──────── Data provided

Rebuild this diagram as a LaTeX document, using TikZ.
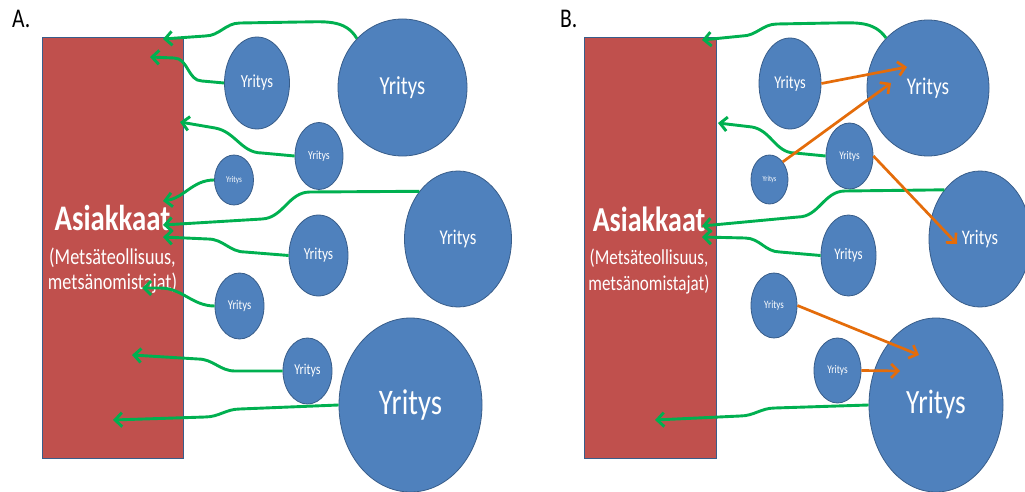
\documentclass[tikz,border=0pt]{standalone}
\usepackage{fontspec}
\setmainfont{Carlito}
\usepackage{graphicx}
\usetikzlibrary{shapes.geometric,arrows.meta}

\definecolor{rectred}{RGB}{192,80,77}
\definecolor{circblue}{RGB}{79,129,189}
\definecolor{edgeblue}{RGB}{56,93,138}
\definecolor{flowgreen}{RGB}{0,176,80}
\definecolor{floworange}{RGB}{228,108,10}

% narrow (condensed) set for all labels
\newcommand\narrow[1]{\scalebox{0.8}[1]{#1}}
\newcommand\fsz[1]{\fontsize{#1}{#1}\selectfont}

\begin{document}
\begin{tikzpicture}[x=1pt,y=1pt,
  firm/.style={ellipse, fill=circblue, draw=edgeblue, line width=0.8pt,
    inner sep=0pt, text=white},
  customers/.style={rectangle, fill=rectred, draw=edgeblue, line width=0.6pt,
    anchor=north west, inner sep=0pt},
  custtext/.style={anchor=base, text=white, inner sep=0pt},
  gflow/.style={flowgreen, line width=2.9pt,
    -{Straight Barb[length=7pt,width=14pt]}},
  oflow/.style={floworange, line width=2.7pt,
    -{Straight Barb[length=7pt,width=14pt]}},
  panel/.style={anchor=base west, inner sep=0pt, font=\fsz{27}}]

\clip (0,0) rectangle (1025,-492);
\fill[white] (0,0) rectangle (1025,-492);

% ---------------- panel A ----------------
\node[panel] (labA) at (12,-28) {\narrow{A.}};
\node[customers, minimum width=141pt, minimum height=421pt] (custA) at (42,-37) {};
\node[custtext, font=\bfseries\fsz{36}] (custA1) at (112.5,-230) {\narrow{Asiakkaat}};
\node[custtext, font=\fsz{22.7}] (custA2) at (112.5,-264) {\narrow{(Metsäteollisuus,}};
\node[custtext, font=\fsz{22.7}] (custA3) at (112.5,-289) {\narrow{metsänomistajat)}};

\node[firm, minimum width=65pt,  minimum height=92pt,  font=\fsz{18.4}] (c1) at (257,-83)     {\narrow{Yritys}};
\node[firm, minimum width=129pt, minimum height=137pt, font=\fsz{26}]   (c2) at (402.5,-87.5) {\narrow{Yritys}};
\node[firm, minimum width=48pt,  minimum height=67pt,  font=\fsz{12.3}] (c3) at (319,-156)    {\narrow{Yritys}};
\node[firm, minimum width=39pt,  minimum height=50pt,  font=\fsz{8.9}]  (c4) at (234,-180)    {\narrow{Yritys}};
\node[firm, minimum width=107pt, minimum height=136pt, font=\fsz{21}]   (c5) at (458,-239)    {\narrow{Yritys}};
\node[firm, minimum width=59pt,  minimum height=81pt,  font=\fsz{16.8}] (c6) at (318.5,-255.5){\narrow{Yritys}};
\node[firm, minimum width=49pt,  minimum height=66pt,  font=\fsz{13.4}] (c7) at (239.5,-306)  {\narrow{Yritys}};
\node[firm, minimum width=49pt,  minimum height=66pt,  font=\fsz{15}]   (c8) at (307.5,-371)  {\narrow{Yritys}};
\node[firm, minimum width=143pt, minimum height=174pt, font=\fsz{36}]   (c9) at (410.5,-405)  {\narrow{Yritys}};

\coordinate (tA1) at (163,-39);
\coordinate (tA2) at (150,-57);
\coordinate (tA3) at (180,-122);
\coordinate (tA4) at (163,-201);
\coordinate (tA5) at (163,-225);
\coordinate (tA6) at (163,-237);
\coordinate (tA7) at (142,-288);
\coordinate (tA8) at (132,-355);
\coordinate (tA9) at (113,-420);

\draw[gflow] (c2.133) to[out=120,in=0] (300,-22) -- (240,-23)
  to[out=180,in=0] (205,-36) -- (tA1);
\draw[gflow] (c1.west) -- (202,-81) to[out=180,in=0] (174,-58) -- (tA2);
\draw[gflow] (c3.west) -- (262,-153) to[out=180,in=-10] (215,-128) -- (tA3);
\draw[gflow] (c4.west) to[out=180,in=8] (tA4);
\draw[gflow] (c5.129) -- (310,-192) to[out=180,in=3] (262,-219) -- (tA5);
\draw[gflow] (c6.west) -- (245,-252) to[out=180,in=0] (208,-239) -- (tA6);
\draw[gflow] (c7.west) to[out=180,in=0] (160,-288) -- (tA7);
\draw[gflow] (c8.west) -- (235,-371) to[out=180,in=0] (198,-359) -- (tA8);
\draw[gflow] (c9.west) -- (240,-409) to[out=180,in=0] (205,-417) -- (tA9);

% ---------------- panel B ----------------
\node[panel] (labB) at (560,-28) {\narrow{B.}};
\node[customers, minimum width=132pt, minimum height=421pt] (custB) at (584,-37) {};
\node[custtext, font=\bfseries\fsz{35}] (custB1) at (649,-231) {\narrow{Asiakkaat}};
\node[custtext, font=\fsz{21.3}] (custB2) at (649,-264) {\narrow{(Metsäteollisuus,}};
\node[custtext, font=\fsz{21.3}] (custB3) at (649,-290) {\narrow{metsänomistajat)}};

\node[firm, minimum width=62pt,  minimum height=91pt,  font=\fsz{18}]   (b1) at (790,-83.5)   {\narrow{Yritys}};
\node[firm, minimum width=122pt, minimum height=136pt, font=\fsz{24}]   (b2) at (928,-88)     {\narrow{Yritys}};
\node[firm, minimum width=47pt,  minimum height=66pt,  font=\fsz{11.7}] (b3) at (849.5,-156)  {\narrow{Yritys}};
\node[firm, minimum width=37pt,  minimum height=49pt,  font=\fsz{7.8}]  (b4) at (769.5,-179.5){\narrow{Yritys}};
\node[firm, minimum width=102pt, minimum height=136pt, font=\fsz{20.7}] (b5) at (980,-239)    {\narrow{Yritys}};
\node[firm, minimum width=55pt,  minimum height=81pt,  font=\fsz{16.2}] (b6) at (848.5,-255.5){\narrow{Yritys}};
\node[firm, minimum width=46pt,  minimum height=65pt,  font=\fsz{11.2}] (b7) at (774,-305.5)  {\narrow{Yritys}};
\node[firm, minimum width=47pt,  minimum height=65pt,  font=\fsz{11.7}] (b8) at (837.5,-370.5){\narrow{Yritys}};
\node[firm, minimum width=134pt, minimum height=174pt, font=\fsz{34}]   (b9) at (936,-405)    {\narrow{Yritys}};

\coordinate (tB1) at (702,-40);
\coordinate (tB2) at (718,-123);
\coordinate (tB3) at (702,-226);
\coordinate (tB4) at (702,-237);
\coordinate (tB5) at (655,-420);

\draw[gflow] (b2.130) to[out=125,in=0] (832,-23) -- (777,-24)
  to[out=180,in=0] (742,-36) -- (tB1);
\draw[gflow] (b3.west) -- (795,-153) to[out=180,in=-10] (752,-127) -- (tB2);
\draw[gflow] (b5.126) -- (845,-191) to[out=180,in=0] (798,-217) -- (tB3);
\draw[gflow] (b6.west) -- (780,-252) to[out=180,in=0] (745,-238) -- (tB4);
\draw[gflow] (b9.west) -- (775,-408) to[out=180,in=0] (740,-416) -- (tB5);

% flows between firms
\coordinate (tO1) at (907,-67);
\coordinate (tO2) at (891,-83);
\coordinate (tO3) at (957,-244);
\coordinate (tO4) at (919,-355);
\coordinate (tO5) at (900,-371);

\draw[oflow] (b1.east) -- (tO1);
\draw[oflow] (b4.53) -- (tO2);
\draw[oflow] (b3.east) -- (tO3);
\draw[oflow] (b7.east) -- (tO4);
\draw[oflow] (b8.east) -- (tO5);

\end{tikzpicture}
\end{document}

────────────────

Omit the pictures, then quote the rest of the material above exactly.

Rebuild this diagram as a LaTeX document, using TikZ.
\documentclass[tikz,border=0pt]{standalone}
\usepackage{fontspec}
\setmainfont{Carlito}
\usepackage{graphicx}
\usetikzlibrary{shapes.geometric,arrows.meta}

\definecolor{rectred}{RGB}{192,80,77}
\definecolor{circblue}{RGB}{79,129,189}
\definecolor{edgeblue}{RGB}{56,93,138}
\definecolor{flowgreen}{RGB}{0,176,80}
\definecolor{floworange}{RGB}{228,108,10}

% narrow (condensed) set for all labels
\newcommand\narrow[1]{\scalebox{0.8}[1]{#1}}
\newcommand\fsz[1]{\fontsize{#1}{#1}\selectfont}

\begin{document}
\begin{tikzpicture}[x=1pt,y=1pt,
  firm/.style={ellipse, fill=circblue, draw=edgeblue, line width=0.8pt,
    inner sep=0pt, text=white},
  customers/.style={rectangle, fill=rectred, draw=edgeblue, line width=0.6pt,
    anchor=north west, inner sep=0pt},
  custtext/.style={anchor=base, text=white, inner sep=0pt},
  gflow/.style={flowgreen, line width=2.9pt,
    -{Straight Barb[length=7pt,width=14pt]}},
  oflow/.style={floworange, line width=2.7pt,
    -{Straight Barb[length=7pt,width=14pt]}},
  panel/.style={anchor=base west, inner sep=0pt, font=\fsz{27}}]

\clip (0,0) rectangle (1025,-492);
\fill[white] (0,0) rectangle (1025,-492);

% ---------------- panel A ----------------
\node[panel] (labA) at (12,-28) {\narrow{A.}};
\node[customers, minimum width=141pt, minimum height=421pt] (custA) at (42,-37) {};
\node[custtext, font=\bfseries\fsz{36}] (custA1) at (112.5,-230) {\narrow{Asiakkaat}};
\node[custtext, font=\fsz{22.7}] (custA2) at (112.5,-264) {\narrow{(Metsäteollisuus,}};
\node[custtext, font=\fsz{22.7}] (custA3) at (112.5,-289) {\narrow{metsänomistajat)}};

\node[firm, minimum width=65pt,  minimum height=92pt,  font=\fsz{18.4}] (c1) at (257,-83)     {\narrow{Yritys}};
\node[firm, minimum width=129pt, minimum height=137pt, font=\fsz{26}]   (c2) at (402.5,-87.5) {\narrow{Yritys}};
\node[firm, minimum width=48pt,  minimum height=67pt,  font=\fsz{12.3}] (c3) at (319,-156)    {\narrow{Yritys}};
\node[firm, minimum width=39pt,  minimum height=50pt,  font=\fsz{8.9}]  (c4) at (234,-180)    {\narrow{Yritys}};
\node[firm, minimum width=107pt, minimum height=136pt, font=\fsz{21}]   (c5) at (458,-239)    {\narrow{Yritys}};
\node[firm, minimum width=59pt,  minimum height=81pt,  font=\fsz{16.8}] (c6) at (318.5,-255.5){\narrow{Yritys}};
\node[firm, minimum width=49pt,  minimum height=66pt,  font=\fsz{13.4}] (c7) at (239.5,-306)  {\narrow{Yritys}};
\node[firm, minimum width=49pt,  minimum height=66pt,  font=\fsz{15}]   (c8) at (307.5,-371)  {\narrow{Yritys}};
\node[firm, minimum width=143pt, minimum height=174pt, font=\fsz{36}]   (c9) at (410.5,-405)  {\narrow{Yritys}};

\coordinate (tA1) at (163,-39);
\coordinate (tA2) at (150,-57);
\coordinate (tA3) at (180,-122);
\coordinate (tA4) at (163,-201);
\coordinate (tA5) at (163,-225);
\coordinate (tA6) at (163,-237);
\coordinate (tA7) at (142,-288);
\coordinate (tA8) at (132,-355);
\coordinate (tA9) at (113,-420);

\draw[gflow] (c2.133) to[out=120,in=0] (300,-22) -- (240,-23)
  to[out=180,in=0] (205,-36) -- (tA1);
\draw[gflow] (c1.west) -- (202,-81) to[out=180,in=0] (174,-58) -- (tA2);
\draw[gflow] (c3.west) -- (262,-153) to[out=180,in=-10] (215,-128) -- (tA3);
\draw[gflow] (c4.west) to[out=180,in=8] (tA4);
\draw[gflow] (c5.129) -- (310,-192) to[out=180,in=3] (262,-219) -- (tA5);
\draw[gflow] (c6.west) -- (245,-252) to[out=180,in=0] (208,-239) -- (tA6);
\draw[gflow] (c7.west) to[out=180,in=0] (160,-288) -- (tA7);
\draw[gflow] (c8.west) -- (235,-371) to[out=180,in=0] (198,-359) -- (tA8);
\draw[gflow] (c9.west) -- (240,-409) to[out=180,in=0] (205,-417) -- (tA9);

% ---------------- panel B ----------------
\node[panel] (labB) at (560,-28) {\narrow{B.}};
\node[customers, minimum width=132pt, minimum height=421pt] (custB) at (584,-37) {};
\node[custtext, font=\bfseries\fsz{35}] (custB1) at (649,-231) {\narrow{Asiakkaat}};
\node[custtext, font=\fsz{21.3}] (custB2) at (649,-264) {\narrow{(Metsäteollisuus,}};
\node[custtext, font=\fsz{21.3}] (custB3) at (649,-290) {\narrow{metsänomistajat)}};

\node[firm, minimum width=62pt,  minimum height=91pt,  font=\fsz{18}]   (b1) at (790,-83.5)   {\narrow{Yritys}};
\node[firm, minimum width=122pt, minimum height=136pt, font=\fsz{24}]   (b2) at (928,-88)     {\narrow{Yritys}};
\node[firm, minimum width=47pt,  minimum height=66pt,  font=\fsz{11.7}] (b3) at (849.5,-156)  {\narrow{Yritys}};
\node[firm, minimum width=37pt,  minimum height=49pt,  font=\fsz{7.8}]  (b4) at (769.5,-179.5){\narrow{Yritys}};
\node[firm, minimum width=102pt, minimum height=136pt, font=\fsz{20.7}] (b5) at (980,-239)    {\narrow{Yritys}};
\node[firm, minimum width=55pt,  minimum height=81pt,  font=\fsz{16.2}] (b6) at (848.5,-255.5){\narrow{Yritys}};
\node[firm, minimum width=46pt,  minimum height=65pt,  font=\fsz{11.2}] (b7) at (774,-305.5)  {\narrow{Yritys}};
\node[firm, minimum width=47pt,  minimum height=65pt,  font=\fsz{11.7}] (b8) at (837.5,-370.5){\narrow{Yritys}};
\node[firm, minimum width=134pt, minimum height=174pt, font=\fsz{34}]   (b9) at (936,-405)    {\narrow{Yritys}};

\coordinate (tB1) at (702,-40);
\coordinate (tB2) at (718,-123);
\coordinate (tB3) at (702,-226);
\coordinate (tB4) at (702,-237);
\coordinate (tB5) at (655,-420);

\draw[gflow] (b2.130) to[out=125,in=0] (832,-23) -- (777,-24)
  to[out=180,in=0] (742,-36) -- (tB1);
\draw[gflow] (b3.west) -- (795,-153) to[out=180,in=-10] (752,-127) -- (tB2);
\draw[gflow] (b5.126) -- (845,-191) to[out=180,in=0] (798,-217) -- (tB3);
\draw[gflow] (b6.west) -- (780,-252) to[out=180,in=0] (745,-238) -- (tB4);
\draw[gflow] (b9.west) -- (775,-408) to[out=180,in=0] (740,-416) -- (tB5);

% flows between firms
\coordinate (tO1) at (907,-67);
\coordinate (tO2) at (891,-83);
\coordinate (tO3) at (957,-244);
\coordinate (tO4) at (919,-355);
\coordinate (tO5) at (900,-371);

\draw[oflow] (b1.east) -- (tO1);
\draw[oflow] (b4.53) -- (tO2);
\draw[oflow] (b3.east) -- (tO3);
\draw[oflow] (b7.east) -- (tO4);
\draw[oflow] (b8.east) -- (tO5);

\end{tikzpicture}
\end{document}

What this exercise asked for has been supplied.